*Aim*: No images are to be carried over; print all other material exactly as it stands.

--- start of Data section ---

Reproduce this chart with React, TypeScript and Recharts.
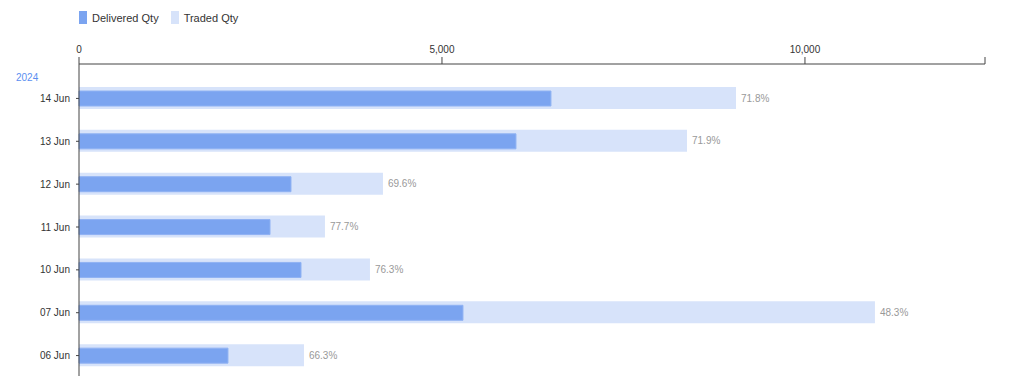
import { BarChart, Bar, XAxis, YAxis, LabelList } from 'recharts'

const days = ['14 Jun', '13 Jun', '12 Jun', '11 Jun', '10 Jun', '07 Jun', '06 Jun']
const deliveredQty = [6501, 6019, 2920, 2631, 3058, 5289, 2052]
const tradedQty = [9050, 8375, 4187, 3388, 4008, 10964, 3099]
const deliveryPct = ['71.8%', '71.9%', '69.6%', '77.7%', '76.3%', '48.3%', '66.3%']
const xTicks = [0, 5000, 10000, 12480]

const data = days.map((day, i) => ({
  day,
  delivered: deliveredQty[i],
  traded: tradedQty[i],
  pct: deliveryPct[i],
}))

const DELIVERED = '#7ba4f0'
const TRADED = '#d7e3fa'
const FONT = 'Liberation Sans, Arial, sans-serif'

function Legend() {
  const items = [
    { name: 'Delivered Qty', color: DELIVERED },
    { name: 'Traded Qty', color: TRADED },
  ]
  return (
    <div style={{ position: 'absolute', left: 79, top: 11, display: 'flex', gap: 12, fontFamily: FONT, fontSize: 11, color: '#333' }}>
      {items.map(it => (
        <span key={it.name} style={{ display: 'flex', alignItems: 'center', gap: 5 }}>
          <span style={{ display: 'inline-block', width: 8, height: 13, background: it.color }} />
          {it.name}
        </span>
      ))}
    </div>
  )
}

export default function App() {
  return (
    <div style={{ position: 'absolute', left: 0, top: 0, width: 1032, height: 376, background: '#fff', overflow: 'hidden' }}>
      <Legend />
      <div style={{ position: 'absolute', left: 16, top: 72, fontFamily: FONT, fontSize: 10, color: '#5b8ff0' }}>2024</div>
      <BarChart
        width={1032}
        height={377}
        data={data}
        layout="vertical"
        margin={{ top: 34, right: 47, left: 0, bottom: 0 }}
        barGap={0}
      >
        <XAxis
          type="number"
          orientation="top"
          domain={[0, 12480]}
          ticks={xTicks}
          interval={0}
          height={30}
          tickSize={7}
          tickMargin={4}
          tickFormatter={(v: number) => (v === 12480 ? '' : v.toLocaleString('en-US'))}
          tick={{ fill: '#333', fontSize: 10, fontFamily: FONT }}
          stroke="#444"
        />
        <YAxis
          yAxisId="traded"
          type="category"
          dataKey="day"
          width={79}
          padding={{ top: 13, bottom: 0 }}
          tickSize={3}
          tickMargin={6}
          tick={{ fill: '#333', fontSize: 10, fontFamily: FONT }}
          stroke="#444"
        />
        <YAxis
          yAxisId="delivered"
          type="category"
          dataKey="day"
          hide
          width={0}
          padding={{ top: 13, bottom: 0 }}
        />
        <Bar yAxisId="traded" dataKey="traded" fill={TRADED} barSize={22} isAnimationActive={false}>
          <LabelList dataKey="pct" position="right" offset={5} fill="#999" fontSize={10} fontFamily={FONT} />
        </Bar>
        <Bar yAxisId="delivered" dataKey="delivered" fill={DELIVERED} stroke="#8fb2f3" strokeWidth={1} barSize={15} isAnimationActive={false} />
      </BarChart>
    </div>
  )
}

--- end of Data section ---

*Correct response*:
Reproduce this chart with React, TypeScript and Recharts.
import { BarChart, Bar, XAxis, YAxis, LabelList } from 'recharts'

const days = ['14 Jun', '13 Jun', '12 Jun', '11 Jun', '10 Jun', '07 Jun', '06 Jun']
const deliveredQty = [6501, 6019, 2920, 2631, 3058, 5289, 2052]
const tradedQty = [9050, 8375, 4187, 3388, 4008, 10964, 3099]
const deliveryPct = ['71.8%', '71.9%', '69.6%', '77.7%', '76.3%', '48.3%', '66.3%']
const xTicks = [0, 5000, 10000, 12480]

const data = days.map((day, i) => ({
  day,
  delivered: deliveredQty[i],
  traded: tradedQty[i],
  pct: deliveryPct[i],
}))

const DELIVERED = '#7ba4f0'
const TRADED = '#d7e3fa'
const FONT = 'Liberation Sans, Arial, sans-serif'

function Legend() {
  const items = [
    { name: 'Delivered Qty', color: DELIVERED },
    { name: 'Traded Qty', color: TRADED },
  ]
  return (
    <div style={{ position: 'absolute', left: 79, top: 11, display: 'flex', gap: 12, fontFamily: FONT, fontSize: 11, color: '#333' }}>
      {items.map(it => (
        <span key={it.name} style={{ display: 'flex', alignItems: 'center', gap: 5 }}>
          <span style={{ display: 'inline-block', width: 8, height: 13, background: it.color }} />
          {it.name}
        </span>
      ))}
    </div>
  )
}

export default function App() {
  return (
    <div style={{ position: 'absolute', left: 0, top: 0, width: 1032, height: 376, background: '#fff', overflow: 'hidden' }}>
      <Legend />
      <div style={{ position: 'absolute', left: 16, top: 72, fontFamily: FONT, fontSize: 10, color: '#5b8ff0' }}>2024</div>
      <BarChart
        width={1032}
        height={377}
        data={data}
        layout="vertical"
        margin={{ top: 34, right: 47, left: 0, bottom: 0 }}
        barGap={0}
      >
        <XAxis
          type="number"
          orientation="top"
          domain={[0, 12480]}
          ticks={xTicks}
          interval={0}
          height={30}
          tickSize={7}
          tickMargin={4}
          tickFormatter={(v: number) => (v === 12480 ? '' : v.toLocaleString('en-US'))}
          tick={{ fill: '#333', fontSize: 10, fontFamily: FONT }}
          stroke="#444"
        />
        <YAxis
          yAxisId="traded"
          type="category"
          dataKey="day"
          width={79}
          padding={{ top: 13, bottom: 0 }}
          tickSize={3}
          tickMargin={6}
          tick={{ fill: '#333', fontSize: 10, fontFamily: FONT }}
          stroke="#444"
        />
        <YAxis
          yAxisId="delivered"
          type="category"
          dataKey="day"
          hide
          width={0}
          padding={{ top: 13, bottom: 0 }}
        />
        <Bar yAxisId="traded" dataKey="traded" fill={TRADED} barSize={22} isAnimationActive={false}>
          <LabelList dataKey="pct" position="right" offset={5} fill="#999" fontSize={10} fontFamily={FONT} />
        </Bar>
        <Bar yAxisId="delivered" dataKey="delivered" fill={DELIVERED} stroke="#8fb2f3" strokeWidth={1} barSize={15} isAnimationActive={false} />
      </BarChart>
    </div>
  )
}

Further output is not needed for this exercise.